Power Quality Improvement in Microgrids Under Critical Disturbances Using an Intelligent Decoupled Control Strategy Based on Battery Energy Storage System

The concept of microgrids (MGs) provides the flexibility to integrate renewables into the power network. Nevertheless, the transience of most renewable energy sources (RESs) exacerbates the power quality of the grid network. Furthermore, the unpredictability of RESs additionally becomes challenging in case of high magnitude disturbances. The deployment and optimal utilization of energy storage systems, to act as an energy buffer are hence pertinent. In this paper, a control strategy for a battery energy storage system (BESS) is formulated based on two intelligent decoupled controllers.

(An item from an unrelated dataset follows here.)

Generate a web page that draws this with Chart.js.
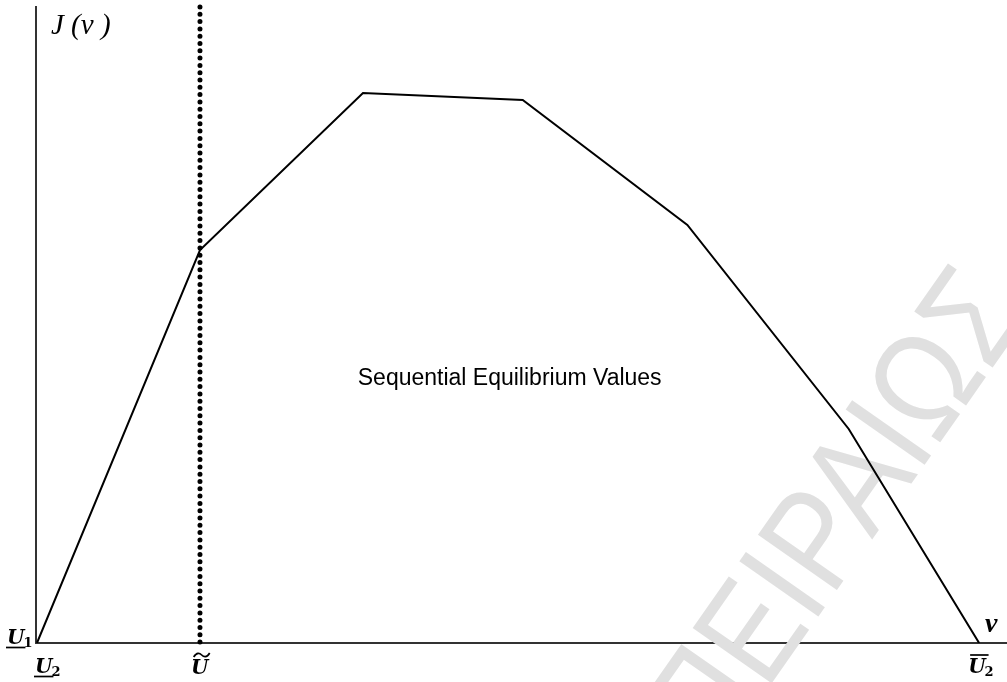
<!DOCTYPE html>
<html>
<head>
<meta charset="utf-8">
<script src="https://cdn.jsdelivr.net/npm/chart.js@4/dist/chart.umd.min.js"></script>
<style>
  html, body { margin: 0; padding: 0; background: #fff; }
  #wrap { width: 1007px; height: 682px; position: relative; }
</style>
</head>
<body>
<div id="wrap"><canvas id="chart"></canvas></div>
<script>
// equilibrium value curve J(v)
const vPoints = [0, 1, 2, 2.98, 3.99, 4.98, 5.78];
const jValues = [0, 3.93, 5.5, 5.43, 4.18, 2.14, 0];

// marked points on the v axis
const uTilde = 1;
const uLow = 0;
const uHigh = 5.78;

const xMin = -0.006;
const xMax = 5.951;
const yMax = 6.36;

const centerText = "Sequential Equilibrium Values";
const watermark = "ΠΕΙΡΑΙΩΣ";

const curve = vPoints.map((v, i) => ({ x: v, y: jValues[i] }));
const dotted = [{ x: uTilde, y: yMax }, { x: uTilde, y: 0 }];

// draws U with a subscript and an under/over line or tilde
function drawU(ctx, x, base, sub, deco) {
  ctx.font = "italic bold 20px 'DejaVu Serif'";
  ctx.textAlign = "left";
  ctx.textBaseline = "alphabetic";
  const w = ctx.measureText("U").width;
  ctx.fillText("U", x, base);
  if (sub) {
    ctx.font = "bold 13px 'DejaVu Serif'";
    ctx.fillText(sub, x + w - 1, base + 3);
  }
  ctx.lineWidth = 1.7;
  ctx.beginPath();
  if (deco === "under") {
    ctx.moveTo(x - 1, base + 3.5);
    ctx.lineTo(x + w + 1, base + 3.5);
  } else if (deco === "over") {
    ctx.moveTo(x + 2, base - 18);
    ctx.lineTo(x + w + 3, base - 18);
  } else if (deco === "tilde") {
    const cx = x + w / 2 + 2;
    const ty = base - 19;
    ctx.moveTo(cx - 8, ty + 2);
    ctx.bezierCurveTo(cx - 5, ty - 3, cx - 2, ty - 2, cx, ty);
    ctx.bezierCurveTo(cx + 2, ty + 2, cx + 5, ty + 3, cx + 8, ty - 2);
  }
  ctx.stroke();
}

const labelsPlugin = {
  id: "labels",
  beforeDatasetsDraw(chart) {
    const { ctx, scales } = chart;
    const x = scales.x, y = scales.y;
    // faint watermark behind the curve
    ctx.save();
    ctx.translate(x.getPixelForValue(4.94), y.getPixelForValue(1.28));
    ctx.rotate(-55 * Math.PI / 180);
    ctx.scale(0.86, 1);
    ctx.fillStyle = "#e0e0e0";
    ctx.font = "140px 'Liberation Sans'";
    ctx.textAlign = "center";
    ctx.textBaseline = "middle";
    ctx.fillText(watermark, 0, 0);
    ctx.restore();
  },
  afterDraw(chart) {
    const { ctx, scales, chartArea } = chart;
    const x = scales.x, y = scales.y;
    const bottom = chartArea.bottom;
    ctx.save();
    ctx.fillStyle = "#000";
    ctx.strokeStyle = "#000";

    ctx.font = "italic 29px 'Liberation Serif'";
    ctx.textAlign = "left";
    ctx.textBaseline = "alphabetic";
    ctx.fillText("J (v )", chartArea.left + 15, chartArea.top + 27);

    ctx.font = "italic bold 28px 'Liberation Serif'";
    ctx.fillText("v", x.right - 22, bottom - 11);

    drawU(ctx, chartArea.left - 29, bottom + 1, "1", "under");
    drawU(ctx, x.getPixelForValue(uLow) - 2, bottom + 30, "2", "under");
    drawU(ctx, x.getPixelForValue(uTilde) - 9, bottom + 31, "", "tilde");
    drawU(ctx, x.getPixelForValue(uHigh) - 11, bottom + 30, "2", "over");

    ctx.font = "23px 'Liberation Sans'";
    ctx.textAlign = "center";
    ctx.fillText(centerText, x.getPixelForValue(2.9), y.getPixelForValue(2.58));
    ctx.restore();
  }
};

new Chart(document.getElementById("chart"), {
  type: "scatter",
  data: {
    datasets: [
      {
        data: curve,
        showLine: true,
        borderColor: "#000",
        borderWidth: 2,
        pointRadius: 0,
        tension: 0
      },
      {
        data: dotted,
        showLine: true,
        borderColor: "#000",
        borderWidth: 5,
        borderDash: [0, 7.3],
        borderCapStyle: "round",
        pointRadius: 0,
        clip: false
      }
    ]
  },
  options: {
    responsive: true,
    maintainAspectRatio: false,
    animation: false,
    events: [],
    layout: { padding: { left: 36, right: 0, top: 7, bottom: 39 } },
    plugins: {
      legend: { display: false },
      tooltip: { enabled: false }
    },
    scales: {
      x: {
        type: "linear",
        min: xMin,
        max: xMax,
        grid: { display: false, drawTicks: false },
        ticks: { display: false },
        border: { display: true, color: "#333", width: 2 }
      },
      y: {
        type: "linear",
        min: 0,
        max: yMax,
        grid: { display: false, drawTicks: false },
        ticks: { display: false },
        border: { display: true, color: "#333", width: 2 }
      }
    }
  },
  plugins: [labelsPlugin]
});
</script>
</body>
</html>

The objective is the restoration of system voltage and frequency considering a wide range of disturbances and hence circumvent the power quality degradation. The proposed controller is based on hybrid differential evolution optimization and artificial neural network (DEO-ANN). The controller parameters are tuned online by training the ANN with the sets of input and output data obtained during the process of optimizing the two controllers under low and high disturbances using DEO. Finally, the effectiveness of the proposed controller is validated on a power network consisting of a synchronous generator, photovoltaic power system, and BESS. The simulation results prove the robustness of the proposed control approach as compared with a benchmark controller.